There are two small groups whose daily social life is different from the majority of children.  One, (9%) prefer to socialize only with other children from Karabakh.  The second group (12 percent) consists of children who were compelled to socialize only with children from the local communities having been separated from the Karabakh children living in the area.  More than three out of four of the sample said they played with both IDP children and local people. 

The IDP children diverge concerning Armenians.  About half had a positive view of children of the other nationality, but not all Azerbaijani IDPs are ready to live in peace with Armenian children given the depth of the conflict over twenty years, especially since they have no current ties or even contacts with Armenian children.  What is striking is that the overwhelming majority (86%) of the children blame the Russian Army and ultra-nationalistic Armenian groups for the flair-up of the events in Karabakh.  That the children blamed “ultra-nationalists” among the Armenians suggests that they believe there are other Armenians and that opens the possibility to a peaceful settlement with the latter. 

Eighty-six percent of the children said that they regularly discuss the peace process, most with their parents, teachers and friends directly, but in five percent of the cases via Facebook.  In these discussions, 51 percent consider the military option, while 49 percent favor negotiations.

Some respondents also noted that, in their experience, their Armenian neighbors were very sorry that the war had come and that the Azerbaijanis felt compelled to flee.  But these same people noted that other Armenians had been actively involved in preparing for the violence, working with special organizations from abroad for “the sake of greater Armenia.”  Such people, respondents said, showed themselves very early in the conflict by providing Armenian forces with information about the strategic points in Azerbaijani cities.  As far as a future in which Armenians and Azerbaijanis would live together again is concerned, most
were prepared to live with their former neighbors, but not with other Armenians who have moved in since the war began.
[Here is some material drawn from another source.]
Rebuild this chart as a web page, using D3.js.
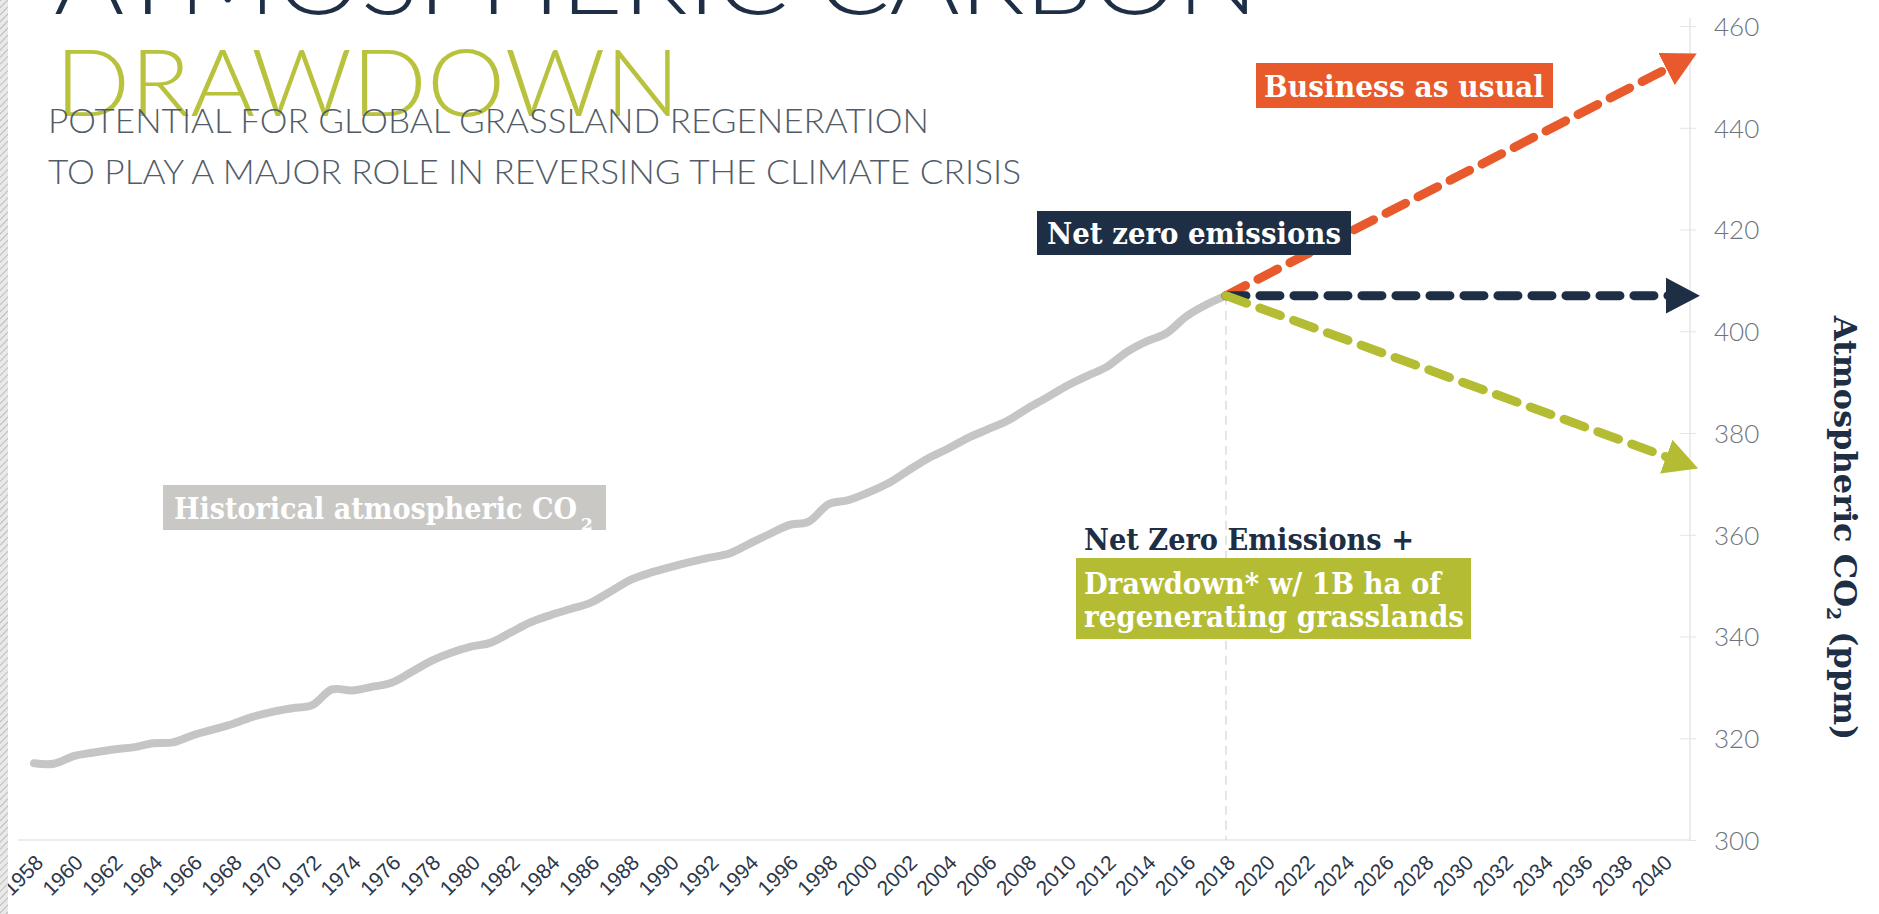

The memorizers' opinion largely excludes the possibility of living together with the Armenians in Karabakh again.  My interviews and survey show that the elderly are more tolerant about living together with their former neighbors in the Karabakh.  As I have noted, the memorizers never had the experience of living peacefully with the Armenians.  Undoubtedly, the children's perspectives have been formed by information about the killing of innocent children, women and the elderly by the Armenian ultra nationalists.  Children were "witnessing" the information on TV, press and the Internet about the killing of children on the frontline villages.

As a result, few of the children are ready to interact with their Armenian counterparts, a situation their elders need to counter lest the conflict become truly intractable.  Moreover, the witnesses also need to support the peaceful resolution the Karabakh conflict in their discussions with their children, an attitude that will make reconciliation possible.  For these reasons, older people can and must play a significant role in bringing peace to the region and in helping the children of Karabakh to build a joint future.